A woman gave me 8 big plastic containers still filled with garden dirt she had purchased the year before from Biomass One (hard to explain what they do, but part of it is selling soils).  Fortunately for me, teenage sons are strong, as these babies were heavy.  It took two trips to bring them all back home in my Explorer.  I worried the woman would let some other lucky gardener take the rest while I was gone, as I see these as worth their considerable weight in gold.
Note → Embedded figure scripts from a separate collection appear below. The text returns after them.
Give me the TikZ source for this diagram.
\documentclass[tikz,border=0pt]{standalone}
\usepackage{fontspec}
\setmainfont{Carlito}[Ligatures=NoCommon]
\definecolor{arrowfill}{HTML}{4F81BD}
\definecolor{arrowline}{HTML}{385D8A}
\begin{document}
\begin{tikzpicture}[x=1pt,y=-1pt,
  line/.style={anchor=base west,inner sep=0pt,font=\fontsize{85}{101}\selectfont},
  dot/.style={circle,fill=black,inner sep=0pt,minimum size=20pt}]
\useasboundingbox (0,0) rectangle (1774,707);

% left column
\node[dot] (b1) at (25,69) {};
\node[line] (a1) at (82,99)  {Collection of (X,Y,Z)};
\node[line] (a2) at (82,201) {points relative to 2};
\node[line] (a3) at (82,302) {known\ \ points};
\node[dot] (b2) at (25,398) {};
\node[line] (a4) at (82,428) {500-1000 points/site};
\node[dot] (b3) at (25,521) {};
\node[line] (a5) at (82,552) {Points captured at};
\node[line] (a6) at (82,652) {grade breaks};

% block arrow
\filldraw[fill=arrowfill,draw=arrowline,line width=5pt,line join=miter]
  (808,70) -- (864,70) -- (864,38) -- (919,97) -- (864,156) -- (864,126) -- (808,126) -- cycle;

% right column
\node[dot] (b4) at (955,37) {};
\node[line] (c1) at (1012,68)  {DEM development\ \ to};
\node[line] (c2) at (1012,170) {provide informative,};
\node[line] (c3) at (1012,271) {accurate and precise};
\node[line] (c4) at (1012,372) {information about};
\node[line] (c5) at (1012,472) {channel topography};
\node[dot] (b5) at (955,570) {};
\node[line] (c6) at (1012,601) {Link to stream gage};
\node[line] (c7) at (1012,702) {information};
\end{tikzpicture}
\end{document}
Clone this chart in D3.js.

This same woman was getting rid of 4 planters of iris bulbs.  They had been dug from a city park during renovation.  I removed them from the planters (too small for iris) and planted 12 in a prepared bed, trimming the tops like I learned to do researching iris care online.  My parents never trimmed the tops before winter, but I did just as recommended.  These are MY iris and I want to do right by them.  I gave the extras to my neighbor.  They died back, and now have new spring growth.  Which led to another problem in the iris bed.  Dogs.   I jerry-rigged some netting over them for the time being.  They are just babies.

Another Craigslist bargain was my strawberry plants.  Delivered from Grants Pass to the Red Lobster parking lot in Medford.  I felt as though I were on some sort of clandestine mission, with cars pulling in, exchanging cash for large black trash bags!  I paid for 20 plants, $10, but I think I got more like 25 and some tiny runners.  I planted them in strict accordance with instructions, these were my first strawberries.  I actually didn't know what I was doing, since what were huge plants were actually the past seasons huge leaves that died back.  I thought the plants were dying!  I cut them off and found new growth at the crown of each plant. That was a new word for me, "crown."  At least I knew not to bury the crowns when I planted them.

The above photo shows them soon after planting.